The state budget process officially concluded with the release last Friday of Gov. Chris Christie’s line-item veto of S-2013, the $31.7 billion appropriations bill for fiscal 2012-13. Direct aid for public schools remained unchanged from the amounts recommended by the governor in his budget proposal delivered to the Legislature last February.
The governor’s veto included a $4 million cut for non-public school technology and an $18.9 million reduction in teachers’ pension and annuity assistance based on the latest actuarial valuation approved by the pension fund board.
Earlier, the Legislature had removed language that tied the recommended amounts for school aid to the assumptions included in the Education Funding Report (EFR) released simultaneously with the governor’s budget in February. This means that the calculation of school district populations will remain the Oct. 15 census, and not shift to average daily enrollment as called for in the funding report. It is expected that a formal proposal will be submitted to the Legislature this fall, and it will likely include recommendations from the EFR, including the proposed change in student counts.

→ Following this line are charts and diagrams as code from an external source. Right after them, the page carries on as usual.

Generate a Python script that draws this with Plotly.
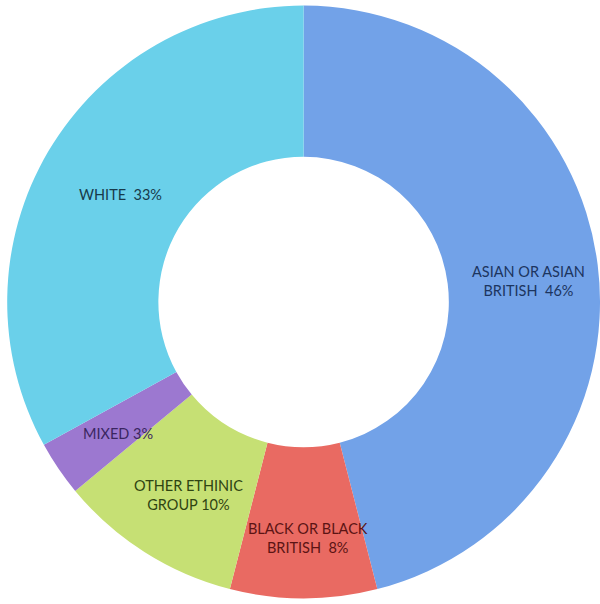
import plotly.graph_objects as go

# Ethnic group shares (percent), clockwise from 12 o'clock
groups = ["ASIAN OR ASIAN BRITISH", "BLACK OR BLACK BRITISH", "OTHER ETHINIC GROUP", "MIXED", "WHITE"]
shares = [46, 8, 10, 3, 33]

# Label text as displayed on the ring (line breaks where the label wraps)
label_lines = [
    ("ASIAN OR ASIAN", "BRITISH  {v}%"),
    ("BLACK OR BLACK", "BRITISH  {v}%"),
    ("OTHER ETHINIC", "GROUP {v}%"),
    ("", "MIXED {v}%"),
    ("", "WHITE  {v}%"),
]

slice_colors = ["#72a2e8", "#e96a62", "#c6e074", "#9c78d0", "#6ad0ea"]
text_colors = ["#1c3560", "#5c1414", "#2f4412", "#3a2660", "#173a4a"]

# Label centre points in pixels (x, y from top)
label_xy = [(528, 281), (308, 538), (188, 495), (118, 433), (120, 195)]

W, H = 600, 604

fig = go.Figure(
    go.Pie(
        labels=groups,
        values=shares,
        sort=False,
        direction="clockwise",
        rotation=0,
        hole=0.49,
        marker=dict(colors=slice_colors, line=dict(width=0)),
        textinfo="none",
        hoverinfo="label+percent",
        domain=dict(x=[0.012, 1.0], y=[0.0, 1.0]),
        showlegend=False,
    )
)

for (l1, l2), v, (px, py), tc in zip(label_lines, shares, label_xy, text_colors):
    txt = (l1 + "<br>" if l1 else "") + l2.format(v=v)
    fig.add_annotation(
        x=px / W,
        y=1 - py / H,
        xref="paper",
        yref="paper",
        xanchor="center",
        yanchor="middle",
        text=txt,
        showarrow=False,
        align="center",
        font=dict(family="Lato, Open Sans, sans-serif", size=14.5, color=tc),
    )

fig.update_layout(
    width=W,
    height=H,
    margin=dict(l=0, r=0, t=0, b=0),
    paper_bgcolor="white",
    plot_bgcolor="white",
)

fig.write_html("out.html")
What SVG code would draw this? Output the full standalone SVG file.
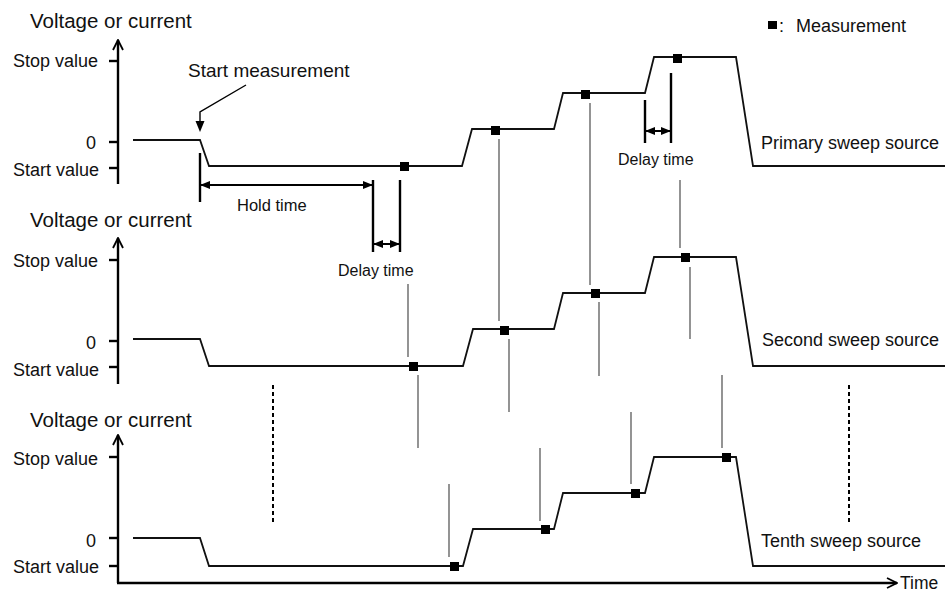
<svg xmlns="http://www.w3.org/2000/svg" width="950" height="593" viewBox="0 0 950 593">
<defs>
<style>
text{font-family:"Liberation Sans",Arial,sans-serif;fill:#111}
.title{font-size:20.5px}
.tick{font-size:18px;text-anchor:end}
.lbl{font-size:18px}
.small{font-size:16px}
.axis{stroke:#000;stroke-width:2.4;fill:none}
.wave{stroke:#111;stroke-width:1.8;fill:none;stroke-linejoin:miter}
.bar{stroke:#000;stroke-width:2.4;fill:none}
.guide{stroke:#666;stroke-width:1.4;fill:none}
.dots{stroke:#000;stroke-width:2;stroke-dasharray:4 3;fill:none}
.meas{fill:#000}
</style>
<marker id="ah" viewBox="0 0 10 10" refX="9" refY="5" markerWidth="10" markerHeight="10" markerUnits="userSpaceOnUse" orient="auto-start-reverse">
<path d="M0,1 L10,5 L0,9 Z" fill="#000"/>
</marker>
<marker id="axh" viewBox="0 0 12 12" refX="11" refY="6" markerWidth="12" markerHeight="12" markerUnits="userSpaceOnUse" orient="auto">
<path d="M1,1 L11,6 L1,11" fill="none" stroke="#000" stroke-width="1.8"/>
</marker>
</defs>
<rect width="950" height="593" fill="#fff"/>

<g id="legend">
<rect x="768" y="21" width="9" height="8" class="meas"/>
<text x="779" y="32" class="lbl">:</text>
<text x="796" y="32" class="lbl">Measurement</text>
</g>

<g id="panel-primary">
<text x="30" y="28" class="title">Voltage or current</text>
<line x1="118" y1="184" x2="118" y2="40" class="axis" marker-end="url(#axh)"/>
<line x1="109" y1="61" x2="118" y2="61" class="axis"/>
<line x1="109" y1="142" x2="118" y2="142" class="axis"/>
<line x1="109" y1="168" x2="118" y2="168" class="axis"/>
<text x="98" y="67" class="tick">Stop value</text>
<text x="96" y="149" class="tick">0</text>
<text x="99" y="176" class="tick">Start value</text>
<polyline class="wave" points="133,140 200,140 209,166 462,166 472,129 554,129 563,93 645,93 654,57 736,57 753,166 945,166"/>
<rect x="400" y="162" width="9" height="9" class="meas"/>
<rect x="491" y="126" width="9" height="9" class="meas"/>
<rect x="581" y="90" width="9" height="9" class="meas"/>
<rect x="673" y="54" width="9" height="9" class="meas"/>
<text x="761" y="149" class="lbl">Primary sweep source</text>
</g>

<g id="start-measurement">
<text x="188" y="77" style="font-size:19px">Start measurement</text>
<polyline points="246,85 200,112 200,122" fill="none" stroke="#000" stroke-width="1.4"/>
<path d="M195.5,121 L204.5,121 L200,132 Z" fill="#000"/>
</g>

<g id="hold-time">
<line x1="200" y1="153" x2="200" y2="202" class="bar"/>
<line x1="373" y1="180" x2="373" y2="252" class="bar"/>
<line x1="201" y1="185" x2="372" y2="185" stroke="#000" stroke-width="2.2" marker-start="url(#ah)" marker-end="url(#ah)"/>
<text x="237" y="211" style="font-size:16.5px">Hold time</text>
</g>

<g id="delay-time-1">
<line x1="400" y1="180" x2="400" y2="252" class="bar"/>
<line x1="374" y1="244" x2="399" y2="244" stroke="#000" stroke-width="2" marker-start="url(#ah)" marker-end="url(#ah)"/>
<text x="338" y="276" class="small">Delay time</text>
</g>

<g id="delay-time-2">
<line x1="645" y1="100" x2="645" y2="143" class="bar"/>
<line x1="671" y1="73" x2="671" y2="143" class="bar"/>
<line x1="646" y1="131" x2="670" y2="131" stroke="#000" stroke-width="2" marker-start="url(#ah)" marker-end="url(#ah)"/>
<text x="618" y="165" class="small">Delay time</text>
</g>

<g id="panel-second">
<text x="30" y="227" class="title">Voltage or current</text>
<line x1="118" y1="384" x2="118" y2="238" class="axis" marker-end="url(#axh)"/>
<line x1="109" y1="260" x2="118" y2="260" class="axis"/>
<line x1="109" y1="341" x2="118" y2="341" class="axis"/>
<line x1="109" y1="367" x2="118" y2="367" class="axis"/>
<text x="98" y="267" class="tick">Stop value</text>
<text x="96" y="349" class="tick">0</text>
<text x="99" y="376" class="tick">Start value</text>
<polyline class="wave" points="133,339 200,339 209,366 463,366 473,329 554,329 563,293 645,293 654,257 736,257 753,366 945,366"/>
<rect x="409" y="362" width="9" height="9" class="meas"/>
<rect x="500" y="326" width="9" height="9" class="meas"/>
<rect x="591" y="289" width="9" height="9" class="meas"/>
<rect x="681" y="253" width="9" height="9" class="meas"/>
<text x="762" y="346" class="lbl">Second sweep source</text>
</g>

<g id="panel-tenth">
<text x="30" y="427" class="title">Voltage or current</text>
<line x1="118" y1="583" x2="118" y2="435" class="axis" marker-end="url(#axh)"/>
<line x1="117" y1="583" x2="897" y2="583" class="axis" marker-end="url(#axh)"/>
<line x1="109" y1="457" x2="118" y2="457" class="axis"/>
<line x1="109" y1="538" x2="118" y2="538" class="axis"/>
<line x1="109" y1="566" x2="118" y2="566" class="axis"/>
<text x="98" y="465" class="tick">Stop value</text>
<text x="96" y="547" class="tick">0</text>
<text x="99" y="573" class="tick">Start value</text>
<polyline class="wave" points="133,538 200,538 209,566 463,566 473,529 554,529 563,493 645,493 654,457 736,457 753,566 945,566"/>
<rect x="450" y="562" width="9" height="9" class="meas"/>
<rect x="541" y="525" width="9" height="9" class="meas"/>
<rect x="631" y="489" width="9" height="9" class="meas"/>
<rect x="722" y="453" width="9" height="9" class="meas"/>
<text x="761" y="547" class="lbl">Tenth sweep source</text>
<text x="900" y="589" style="font-size:17.5px">Time</text>
</g>

<g id="connectors">
<line x1="408" y1="284" x2="408" y2="357" class="guide"/>
<line x1="418" y1="375" x2="418" y2="448" class="guide"/>
<line x1="449" y1="484" x2="449" y2="557" class="guide"/>
<line x1="499" y1="139" x2="499" y2="321" class="guide"/>
<line x1="509" y1="339" x2="509" y2="412" class="guide"/>
<line x1="540" y1="448" x2="540" y2="521" class="guide"/>
<line x1="590" y1="103" x2="590" y2="285" class="guide"/>
<line x1="599" y1="302" x2="599" y2="376" class="guide"/>
<line x1="631" y1="412" x2="631" y2="484" class="guide"/>
<line x1="680" y1="180" x2="680" y2="248" class="guide"/>
<line x1="690" y1="267" x2="690" y2="339" class="guide"/>
<line x1="722" y1="375" x2="722" y2="448" class="guide"/>
<line x1="273" y1="385" x2="273" y2="523" class="dots"/>
<line x1="849" y1="385" x2="849" y2="523" class="dots"/>
</g>
</svg>
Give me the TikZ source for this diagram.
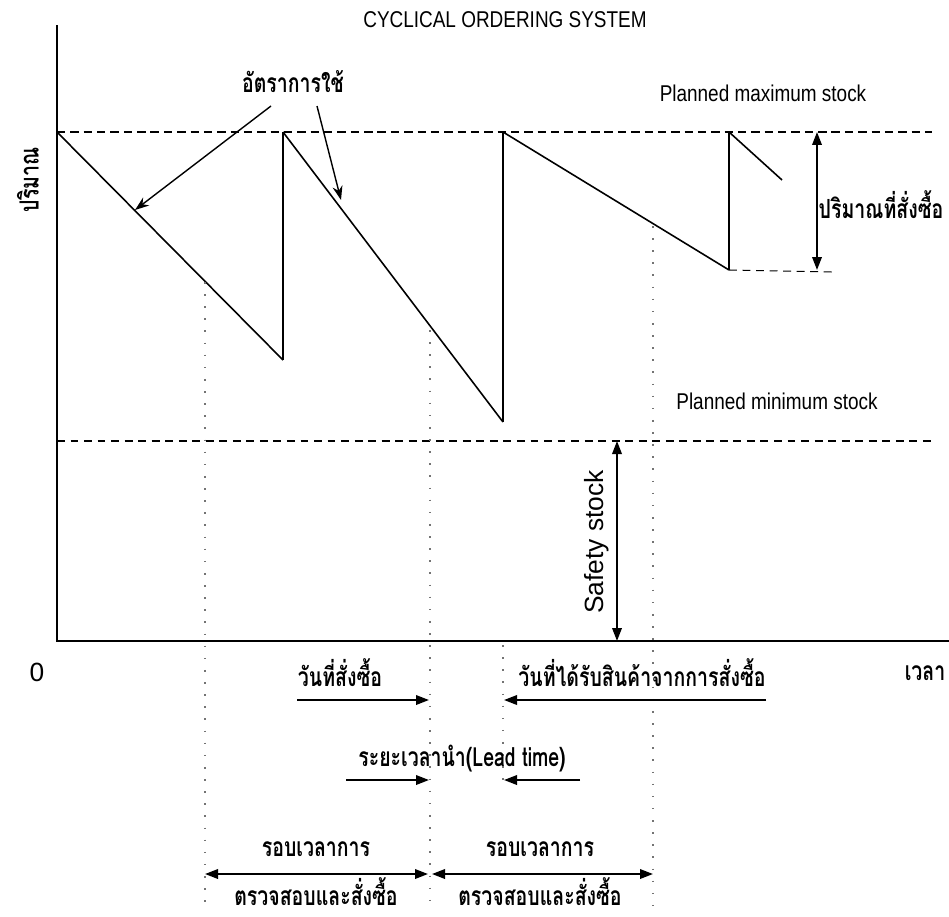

Special Session On Monday the governor convened a special legislative session to request that the Senate and Assembly take action to approve a plan to cut the income tax liability for New Jersey residents. The governor endorsed the plan put forward by Senate President Stephen Sweeney, which would provide an additional deduction on state income tax returns equivalent to 10 percent of property tax bills for people with household incomes below $250,000. A family that pays $7,500 in property taxes would receive an additional $750 credit against their state income tax liability; a family that pays $10,000 would receive a $1,000 credit. For renters, the current $50 property tax credit would be increased to $200.
Delayed Income Tax Cut The Democrat-controlled Legislature approved a budget with set-aside funding for a phased-in tax cut to be approved in January – after it was determined that state revenues were indeed sufficient to warrant this reduction. The governor exhorted legislators to give their approval to the income tax reduction plan immediately.
NJSBA has taken no position on these proposals. However, NJSBA has raised a concern that, since the state income tax is the mainstay of state funding for public education, some consideration should be given to guarantee that any cuts to this revenue stream would not undermine the state’s ability to fund the statutory state aid formula.